In the wake of a terrorist attack at the Crocus concert hall in Moscow, migrants from Central Asia residing in Russia find themselves caught in a bureaucratic nightmare, facing extensive delays in obtaining necessary work permits.
This situation has led to overcrowded migration centers, with individuals waiting for days, or even weeks, to receive their documentation, a critical requirement for legal employment in the country.
Endless Waiting
In Rostov, the scene outside the migration center is one of despair, with hundreds queuing not only inside the facility but also braving the elements outside.
"There are people who stand in line for 3-4 days, there are those who stand in line for 10 days and cannot get documents," shared an Uzbek migrant with Current Time, who preferred to remain anonymous. The efficiency of processing applications has drastically fallen, with only 50 to 100 applications being processed daily.
The situation is similarly dire at Moscow's Sakharovo migration center, despite official claims from the Russian Ministry of Internal Affairs that the long queues depicted in videos circulating on Telegram channels are a thing of the past. Migrants contest these claims, indicating that the queues have persisted and even worsened.
Fear of Deportation
Many migrants, unable to secure a work permit timely due to these delays, find themselves at risk of being classified as illegal immigrants by Russian authorities, leading to their deportation. Reports of targeted police actions against migrants, detaining them for the lack of a patent or any minor infraction, have instilled a pervasive fear within the migrant community.

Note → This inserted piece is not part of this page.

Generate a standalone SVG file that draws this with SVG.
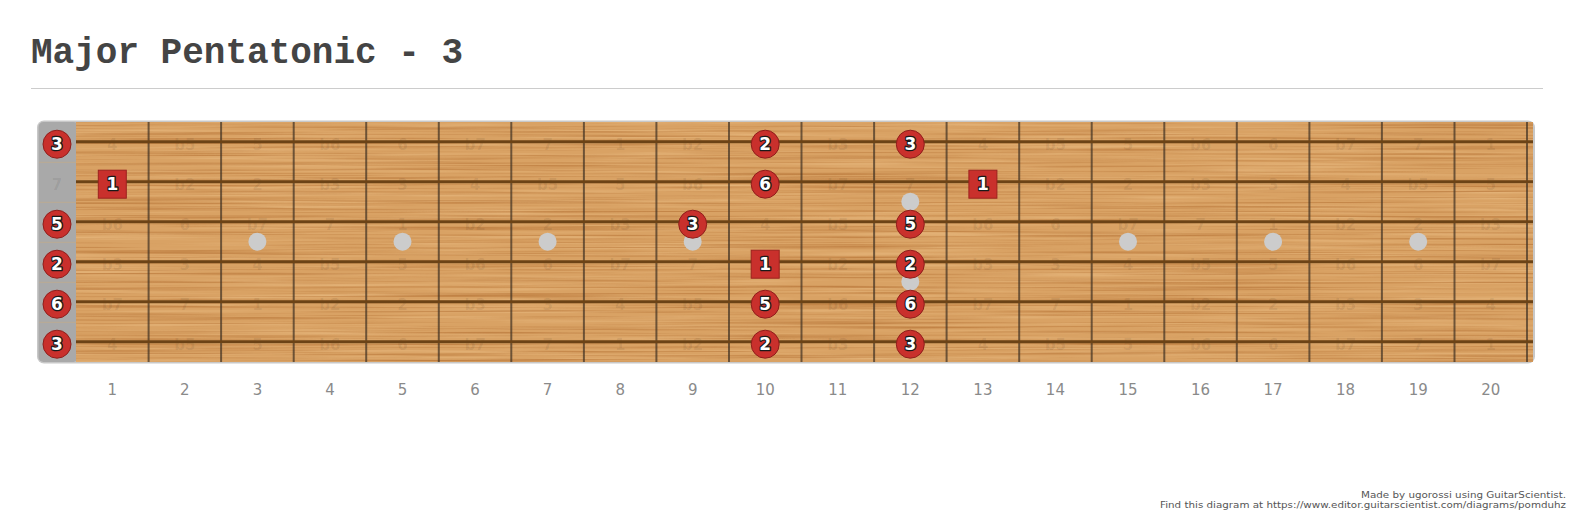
<svg xmlns="http://www.w3.org/2000/svg" width="1573" height="519" viewBox="0 0 1573 519">
<defs>
<filter id="grainDark" x="0" y="0" width="1" height="1" color-interpolation-filters="sRGB">
<feTurbulence type="fractalNoise" baseFrequency="0.003 0.45" numOctaves="4" seed="7"/>
<feColorMatrix type="matrix" values="0 0 0 0 0.66  0 0 0 0 0.38  0 0 0 0 0.14  1.3 0 0 0 -0.6"/>
</filter>
<filter id="grainLight" x="0" y="0" width="1" height="1" color-interpolation-filters="sRGB">
<feTurbulence type="fractalNoise" baseFrequency="0.005 0.3" numOctaves="3" seed="23"/>
<feColorMatrix type="matrix" values="0 0 0 0 0.93  0 0 0 0 0.76  0 0 0 0 0.54  1.2 0 0 0 -0.55"/>
</filter>
<style>
.title{font-family:"Liberation Mono","Courier New",monospace;font-weight:bold;font-size:36px;fill:#444}
.fretnum{font-family:"DejaVu Sans",Verdana,sans-serif;font-size:15px;fill:#8a8a8a;text-anchor:middle}
.lbl text{font-family:"DejaVu Sans",Verdana,sans-serif;font-weight:bold;font-size:15px;fill:#000;fill-opacity:0.08;text-anchor:middle}
.fret{stroke:#3e3022;stroke-opacity:0.7;stroke-width:2}
.str{stroke:#6c4316;stroke-width:3}
.nutline{stroke:#c9ab80;stroke-opacity:0.55;stroke-width:1}
.dot{fill:#cccccc}
.mk circle{fill:#c9302c;stroke:#8f1e1b;stroke-width:1}
.mk rect{fill:#c9302c;stroke:#9c221f;stroke-width:1}
.mk text{font-family:"DejaVu Sans",Verdana,sans-serif;font-weight:bold;font-size:17px;fill:#fff;stroke:#1a1a1a;stroke-width:2.6;stroke-linejoin:round;paint-order:stroke;text-anchor:middle}
.foot{font-family:"DejaVu Sans",Verdana,sans-serif;font-size:9px;fill:#555;text-anchor:end}
</style>
</defs>
<rect width="1573" height="519" fill="#fff"/>
<text class="title" x="31" y="63">Major Pentatonic - 3</text>
<line x1="31" y1="88.5" x2="1543" y2="88.5" stroke="#cccccc" stroke-width="1"/>

<g id="fretboard">
<rect x="37" y="120.5" width="1498" height="243" rx="7" fill="#c8c8c8"/>
<rect x="38.5" y="122" width="40" height="240" rx="5" fill="#a9a9a9"/>
<rect x="76" y="122" width="1457" height="240" fill="#d9a264"/>
<rect x="76" y="122" width="1457" height="240" fill="#000" filter="url(#grainLight)"/>
<rect x="76" y="122" width="1457" height="240" fill="#000" filter="url(#grainDark)"/>
<g id="nut-lines">
<line class="nutline" x1="39" y1="162.3" x2="76" y2="162.3"/>
<line class="nutline" x1="39" y1="202.3" x2="76" y2="202.3"/>
<line class="nutline" x1="39" y1="242.3" x2="76" y2="242.3"/>
<line class="nutline" x1="39" y1="282.3" x2="76" y2="282.3"/>
<line class="nutline" x1="39" y1="322.3" x2="76" y2="322.3"/>
</g>
</g>

<g id="interval-labels" class="lbl">
<text x="57" y="190">7</text>
<text x="112.3" y="150">4</text><text x="184.8" y="150">b5</text><text x="257.4" y="150">5</text><text x="329.9" y="150">b6</text><text x="402.5" y="150">6</text><text x="475" y="150">b7</text><text x="547.6" y="150">7</text><text x="620.2" y="150">1</text><text x="692.7" y="150">b2</text><text x="837.8" y="150">b3</text><text x="982.9" y="150">4</text><text x="1055.4" y="150">b5</text><text x="1128" y="150">5</text><text x="1200.5" y="150">b6</text><text x="1273.1" y="150">6</text><text x="1345.6" y="150">b7</text><text x="1418.2" y="150">7</text><text x="1490.7" y="150">1</text>
<text x="184.8" y="190">b2</text><text x="257.4" y="190">2</text><text x="329.9" y="190">b3</text><text x="402.5" y="190">3</text><text x="475" y="190">4</text><text x="547.6" y="190">b5</text><text x="620.2" y="190">5</text><text x="692.7" y="190">b6</text><text x="837.8" y="190">b7</text><text x="910.3" y="190">7</text><text x="1055.4" y="190">b2</text><text x="1128" y="190">2</text><text x="1200.5" y="190">b3</text><text x="1273.1" y="190">3</text><text x="1345.6" y="190">4</text><text x="1418.2" y="190">b5</text><text x="1490.7" y="190">5</text>
<text x="112.3" y="230">b6</text><text x="184.8" y="230">6</text><text x="257.4" y="230">b7</text><text x="329.9" y="230">7</text><text x="402.5" y="230">1</text><text x="475" y="230">b2</text><text x="547.6" y="230">2</text><text x="620.2" y="230">b3</text><text x="765.2" y="230">4</text><text x="837.8" y="230">b5</text><text x="982.9" y="230">b6</text><text x="1055.4" y="230">6</text><text x="1128" y="230">b7</text><text x="1200.5" y="230">7</text><text x="1273.1" y="230">1</text><text x="1345.6" y="230">b2</text><text x="1418.2" y="230">2</text><text x="1490.7" y="230">b3</text>
<text x="112.3" y="270">b3</text><text x="184.8" y="270">3</text><text x="257.4" y="270">4</text><text x="329.9" y="270">b5</text><text x="402.5" y="270">5</text><text x="475" y="270">b6</text><text x="547.6" y="270">6</text><text x="620.2" y="270">b7</text><text x="692.7" y="270">7</text><text x="837.8" y="270">b2</text><text x="982.9" y="270">b3</text><text x="1055.4" y="270">3</text><text x="1128" y="270">4</text><text x="1200.5" y="270">b5</text><text x="1273.1" y="270">5</text><text x="1345.6" y="270">b6</text><text x="1418.2" y="270">6</text><text x="1490.7" y="270">b7</text>
<text x="112.3" y="310">b7</text><text x="184.8" y="310">7</text><text x="257.4" y="310">1</text><text x="329.9" y="310">b2</text><text x="402.5" y="310">2</text><text x="475" y="310">b3</text><text x="547.6" y="310">3</text><text x="620.2" y="310">4</text><text x="692.7" y="310">b5</text><text x="837.8" y="310">b6</text><text x="982.9" y="310">b7</text><text x="1055.4" y="310">7</text><text x="1128" y="310">1</text><text x="1200.5" y="310">b2</text><text x="1273.1" y="310">2</text><text x="1345.6" y="310">b3</text><text x="1418.2" y="310">3</text><text x="1490.7" y="310">4</text>
<text x="112.3" y="350">4</text><text x="184.8" y="350">b5</text><text x="257.4" y="350">5</text><text x="329.9" y="350">b6</text><text x="402.5" y="350">6</text><text x="475" y="350">b7</text><text x="547.6" y="350">7</text><text x="620.2" y="350">1</text><text x="692.7" y="350">b2</text><text x="837.8" y="350">b3</text><text x="982.9" y="350">4</text><text x="1055.4" y="350">b5</text><text x="1128" y="350">5</text><text x="1200.5" y="350">b6</text><text x="1273.1" y="350">6</text><text x="1345.6" y="350">b7</text><text x="1418.2" y="350">7</text><text x="1490.7" y="350">1</text>
</g>

<g id="frets">
<line class="fret" x1="148.6" y1="122" x2="148.6" y2="362"/>
<line class="fret" x1="221.1" y1="122" x2="221.1" y2="362"/>
<line class="fret" x1="293.7" y1="122" x2="293.7" y2="362"/>
<line class="fret" x1="366.2" y1="122" x2="366.2" y2="362"/>
<line class="fret" x1="438.8" y1="122" x2="438.8" y2="362"/>
<line class="fret" x1="511.3" y1="122" x2="511.3" y2="362"/>
<line class="fret" x1="583.9" y1="122" x2="583.9" y2="362"/>
<line class="fret" x1="656.4" y1="122" x2="656.4" y2="362"/>
<line class="fret" x1="729" y1="122" x2="729" y2="362"/>
<line class="fret" x1="801.5" y1="122" x2="801.5" y2="362"/>
<line class="fret" x1="874.1" y1="122" x2="874.1" y2="362"/>
<line class="fret" x1="946.6" y1="122" x2="946.6" y2="362"/>
<line class="fret" x1="1019.2" y1="122" x2="1019.2" y2="362"/>
<line class="fret" x1="1091.7" y1="122" x2="1091.7" y2="362"/>
<line class="fret" x1="1164.3" y1="122" x2="1164.3" y2="362"/>
<line class="fret" x1="1236.8" y1="122" x2="1236.8" y2="362"/>
<line class="fret" x1="1309.4" y1="122" x2="1309.4" y2="362"/>
<line class="fret" x1="1381.9" y1="122" x2="1381.9" y2="362"/>
<line class="fret" x1="1454.5" y1="122" x2="1454.5" y2="362"/>
<line class="fret" x1="1527" y1="122" x2="1527" y2="362"/>
</g>

<g id="strings">
<line class="str" x1="76" y1="141.7" x2="1533" y2="141.7"/>
<line class="str" x1="76" y1="181.7" x2="1533" y2="181.7"/>
<line class="str" x1="76" y1="221.7" x2="1533" y2="221.7"/>
<line class="str" x1="76" y1="261.7" x2="1533" y2="261.7"/>
<line class="str" x1="76" y1="301.7" x2="1533" y2="301.7"/>
<line class="str" x1="76" y1="341.7" x2="1533" y2="341.7"/>
</g>

<g id="inlays">
<circle class="dot" cx="257.4" cy="241.7" r="9"/>
<circle class="dot" cx="402.5" cy="241.7" r="9"/>
<circle class="dot" cx="547.6" cy="241.7" r="9"/>
<circle class="dot" cx="692.7" cy="241.7" r="9"/>
<circle class="dot" cx="910.3" cy="201.7" r="9"/>
<circle class="dot" cx="910.3" cy="281.7" r="9"/>
<circle class="dot" cx="1128" cy="241.7" r="9"/>
<circle class="dot" cx="1273.1" cy="241.7" r="9"/>
<circle class="dot" cx="1418.2" cy="241.7" r="9"/>
</g>

<g id="fret-numbers">
<text class="fretnum" x="112.3" y="395">1</text>
<text class="fretnum" x="184.8" y="395">2</text>
<text class="fretnum" x="257.4" y="395">3</text>
<text class="fretnum" x="329.9" y="395">4</text>
<text class="fretnum" x="402.5" y="395">5</text>
<text class="fretnum" x="475" y="395">6</text>
<text class="fretnum" x="547.6" y="395">7</text>
<text class="fretnum" x="620.2" y="395">8</text>
<text class="fretnum" x="692.7" y="395">9</text>
<text class="fretnum" x="765.2" y="395">10</text>
<text class="fretnum" x="837.8" y="395">11</text>
<text class="fretnum" x="910.3" y="395">12</text>
<text class="fretnum" x="982.9" y="395">13</text>
<text class="fretnum" x="1055.4" y="395">14</text>
<text class="fretnum" x="1128" y="395">15</text>
<text class="fretnum" x="1200.5" y="395">16</text>
<text class="fretnum" x="1273.1" y="395">17</text>
<text class="fretnum" x="1345.6" y="395">18</text>
<text class="fretnum" x="1418.2" y="395">19</text>
<text class="fretnum" x="1490.7" y="395">20</text>
</g>

<g id="markers">
<g id="m-open-s1" class="mk"><circle cx="57" cy="144.2" r="14"/><text x="57" y="150.4">3</text></g>
<g id="m-open-s3" class="mk"><circle cx="57" cy="224.2" r="14"/><text x="57" y="230.4">5</text></g>
<g id="m-open-s4" class="mk"><circle cx="57" cy="264.2" r="14"/><text x="57" y="270.4">2</text></g>
<g id="m-open-s5" class="mk"><circle cx="57" cy="304.2" r="14"/><text x="57" y="310.4">6</text></g>
<g id="m-open-s6" class="mk"><circle cx="57" cy="344.2" r="14"/><text x="57" y="350.4">3</text></g>
<g id="m-f1-s2" class="mk"><rect x="98.3" y="170.2" width="28" height="28"/><text x="112.3" y="190.4">1</text></g>
<g id="m-f9-s3" class="mk"><circle cx="692.7" cy="224.2" r="14"/><text x="692.7" y="230.4">3</text></g>
<g id="m-f10-s1" class="mk"><circle cx="765.2" cy="144.2" r="14"/><text x="765.2" y="150.4">2</text></g>
<g id="m-f10-s2" class="mk"><circle cx="765.2" cy="184.2" r="14"/><text x="765.2" y="190.4">6</text></g>
<g id="m-f10-s4" class="mk"><rect x="751.2" y="250.2" width="28" height="28"/><text x="765.2" y="270.4">1</text></g>
<g id="m-f10-s5" class="mk"><circle cx="765.2" cy="304.2" r="14"/><text x="765.2" y="310.4">5</text></g>
<g id="m-f10-s6" class="mk"><circle cx="765.2" cy="344.2" r="14"/><text x="765.2" y="350.4">2</text></g>
<g id="m-f12-s1" class="mk"><circle cx="910.3" cy="144.2" r="14"/><text x="910.3" y="150.4">3</text></g>
<g id="m-f12-s3" class="mk"><circle cx="910.3" cy="224.2" r="14"/><text x="910.3" y="230.4">5</text></g>
<g id="m-f12-s4" class="mk"><circle cx="910.3" cy="264.2" r="14"/><text x="910.3" y="270.4">2</text></g>
<g id="m-f12-s5" class="mk"><circle cx="910.3" cy="304.2" r="14"/><text x="910.3" y="310.4">6</text></g>
<g id="m-f12-s6" class="mk"><circle cx="910.3" cy="344.2" r="14"/><text x="910.3" y="350.4">3</text></g>
<g id="m-f13-s2" class="mk"><rect x="968.9" y="170.2" width="28" height="28"/><text x="982.9" y="190.4">1</text></g>
</g>

<g id="footer">
<text class="foot" x="1566" y="497.5" textLength="205" lengthAdjust="spacingAndGlyphs">Made by ugorossi using GuitarScientist.</text>
<text class="foot" x="1566" y="507.5" textLength="406" lengthAdjust="spacingAndGlyphs">Find this diagram at https://www.editor.guitarscientist.com/diagrams/pomduhz</text>
</g>
</svg>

"If you go out into the street, the police immediately grab you and take you away under the pretext that you don’t have documents," said another Uzbek migrant from Rostov.
Uzbek migrants in Rostov have reached out to their embassy, seeking intervention to expedite the patent issuance process.
Meanwhile, human rights activists, such as Valentina Chupik, argue that the current predicament is not a result of a seasonal increase in migrant numbers, as claimed by the Russian Ministry of Internal Affairs, but a deliberate strategy to exert pressure on the migrant population. Chupik refutes the notion of a migrant influx, stating, "There is no influx of migrants. This is a lie. They simply closed the windows."
A Deliberate Campaign?
Chupik suggests that the creation of long queues and the portrayal of migrants as a "dangerous crowd" serve a narrative purpose, potentially to justify aggressive police action against migrants for domestic audiences.
This narrative comes at a time when pressure on migrants in Russia has significantly escalated following the Crocus hall attack, with Chupik receiving over 10,000 complaints from migrants about police and official misconduct in just ten days.